Exactly as written, retype the listing below, omitting the pictures.

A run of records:
# # # #

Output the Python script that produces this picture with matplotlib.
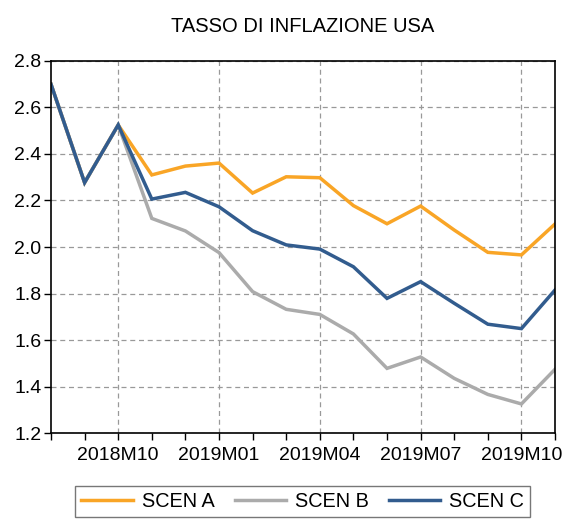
import matplotlib
matplotlib.use('Agg')
import matplotlib.pyplot as plt

plt.rcParams['font.family'] = ['Liberation Sans', 'DejaVu Sans']

# months 2018M08 .. 2019M11
months = ['2018M08', '2018M09', '2018M10', '2018M11', '2018M12',
          '2019M01', '2019M02', '2019M03', '2019M04', '2019M05', '2019M06',
          '2019M07', '2019M08', '2019M09', '2019M10', '2019M11']

scen_a = [2.70, 2.277, 2.525, 2.310, 2.348, 2.361, 2.232, 2.302, 2.298,
          2.178, 2.100, 2.176, 2.073, 1.977, 1.966, 2.099]
scen_b = [2.70, 2.277, 2.525, 2.123, 2.069, 1.976, 1.808, 1.732, 1.710,
          1.626, 1.478, 1.527, 1.435, 1.366, 1.325, 1.474]
scen_c = [2.70, 2.277, 2.525, 2.206, 2.235, 2.173, 2.070, 2.009, 1.991,
          1.915, 1.779, 1.851, 1.758, 1.668, 1.649, 1.815]

labels = ['SCEN A', 'SCEN B', 'SCEN C']
colors = ['#F9A526', '#ABABAB', '#325C8E']

fig = plt.figure(figsize=(5.66, 5.2), dpi=100)
ax = fig.add_axes([0.0901, 0.1673, 0.8905, 0.7154])

x = list(range(len(months)))
for s, lab, c in zip([scen_a, scen_b, scen_c], labels, colors):
    ax.plot(x, s, color=c, lw=2.5, label=lab, solid_joinstyle='miter')

ax.set_xlim(0, len(months) - 1)
ax.set_ylim(1.2, 2.8)
ax.set_yticks([1.2, 1.4, 1.6, 1.8, 2.0, 2.2, 2.4, 2.6, 2.8])
ax.set_yticklabels(['1.2', '1.4', '1.6', '1.8', '2.0', '2.2', '2.4', '2.6', '2.8'])

major = [i for i, m in enumerate(months) if m[-2:] in ('01', '04', '07', '10')]
ax.set_xticks(major)
ax.set_xticklabels([months[i] for i in major])
ax.set_xticks(x, minor=True)

ax.grid(True, which='major', color='#999999', ls=(0, (4, 3)), lw=0.9)
ax.tick_params(axis='both', which='both', direction='out', length=5, width=1, labelsize=14)
ax.tick_params(axis='x', which='both', pad=5)
ax.tick_params(axis='y', pad=2)
for sp in ax.spines.values():
    sp.set_linewidth(1.2)

ax.set_title('TASSO DI INFLAZIONE USA', fontsize=14.5, pad=21)

leg = fig.legend(loc='upper center', bbox_to_anchor=(0.535, 0.065), ncol=3,
                 fontsize=14.3, frameon=True, fancybox=False, handlelength=2.6,
                 handletextpad=0.45, columnspacing=1.0, borderpad=0.3,
                 borderaxespad=0)
leg.get_frame().set_edgecolor('#555555')
leg.get_frame().set_linewidth(1.0)

fig.savefig('out.png', dpi=100)
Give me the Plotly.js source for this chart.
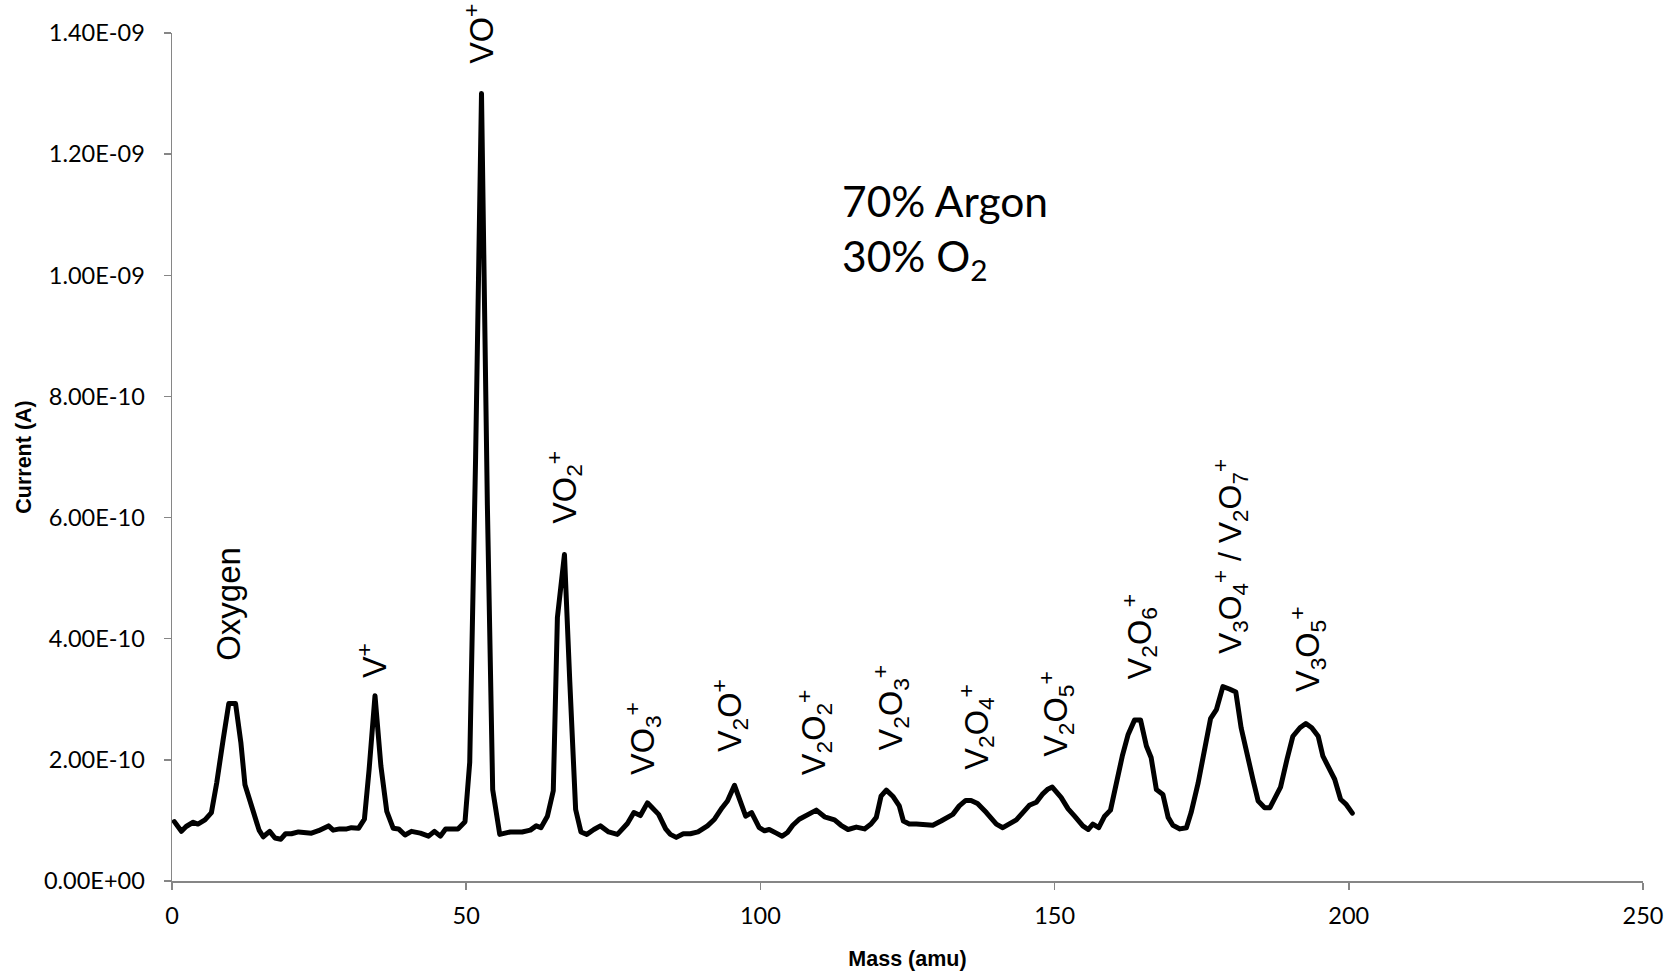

# # # #

Task result:
Output the Python script that produces this picture with matplotlib.
import matplotlib
matplotlib.use('Agg')
import matplotlib.pyplot as plt

plt.rcParams['font.family'] = ['Liberation Sans', 'DejaVu Sans']

# months 2018M08 .. 2019M11
months = ['2018M08', '2018M09', '2018M10', '2018M11', '2018M12',
          '2019M01', '2019M02', '2019M03', '2019M04', '2019M05', '2019M06',
          '2019M07', '2019M08', '2019M09', '2019M10', '2019M11']

scen_a = [2.70, 2.277, 2.525, 2.310, 2.348, 2.361, 2.232, 2.302, 2.298,
          2.178, 2.100, 2.176, 2.073, 1.977, 1.966, 2.099]
scen_b = [2.70, 2.277, 2.525, 2.123, 2.069, 1.976, 1.808, 1.732, 1.710,
          1.626, 1.478, 1.527, 1.435, 1.366, 1.325, 1.474]
scen_c = [2.70, 2.277, 2.525, 2.206, 2.235, 2.173, 2.070, 2.009, 1.991,
          1.915, 1.779, 1.851, 1.758, 1.668, 1.649, 1.815]

labels = ['SCEN A', 'SCEN B', 'SCEN C']
colors = ['#F9A526', '#ABABAB', '#325C8E']

fig = plt.figure(figsize=(5.66, 5.2), dpi=100)
ax = fig.add_axes([0.0901, 0.1673, 0.8905, 0.7154])

x = list(range(len(months)))
for s, lab, c in zip([scen_a, scen_b, scen_c], labels, colors):
    ax.plot(x, s, color=c, lw=2.5, label=lab, solid_joinstyle='miter')

ax.set_xlim(0, len(months) - 1)
ax.set_ylim(1.2, 2.8)
ax.set_yticks([1.2, 1.4, 1.6, 1.8, 2.0, 2.2, 2.4, 2.6, 2.8])
ax.set_yticklabels(['1.2', '1.4', '1.6', '1.8', '2.0', '2.2', '2.4', '2.6', '2.8'])

major = [i for i, m in enumerate(months) if m[-2:] in ('01', '04', '07', '10')]
ax.set_xticks(major)
ax.set_xticklabels([months[i] for i in major])
ax.set_xticks(x, minor=True)

ax.grid(True, which='major', color='#999999', ls=(0, (4, 3)), lw=0.9)
ax.tick_params(axis='both', which='both', direction='out', length=5, width=1, labelsize=14)
ax.tick_params(axis='x', which='both', pad=5)
ax.tick_params(axis='y', pad=2)
for sp in ax.spines.values():
    sp.set_linewidth(1.2)

ax.set_title('TASSO DI INFLAZIONE USA', fontsize=14.5, pad=21)

leg = fig.legend(loc='upper center', bbox_to_anchor=(0.535, 0.065), ncol=3,
                 fontsize=14.3, frameon=True, fancybox=False, handlelength=2.6,
                 handletextpad=0.45, columnspacing=1.0, borderpad=0.3,
                 borderaxespad=0)
leg.get_frame().set_edgecolor('#555555')
leg.get_frame().set_linewidth(1.0)

fig.savefig('out.png', dpi=100)
Give me the Plotly.js source for this chart.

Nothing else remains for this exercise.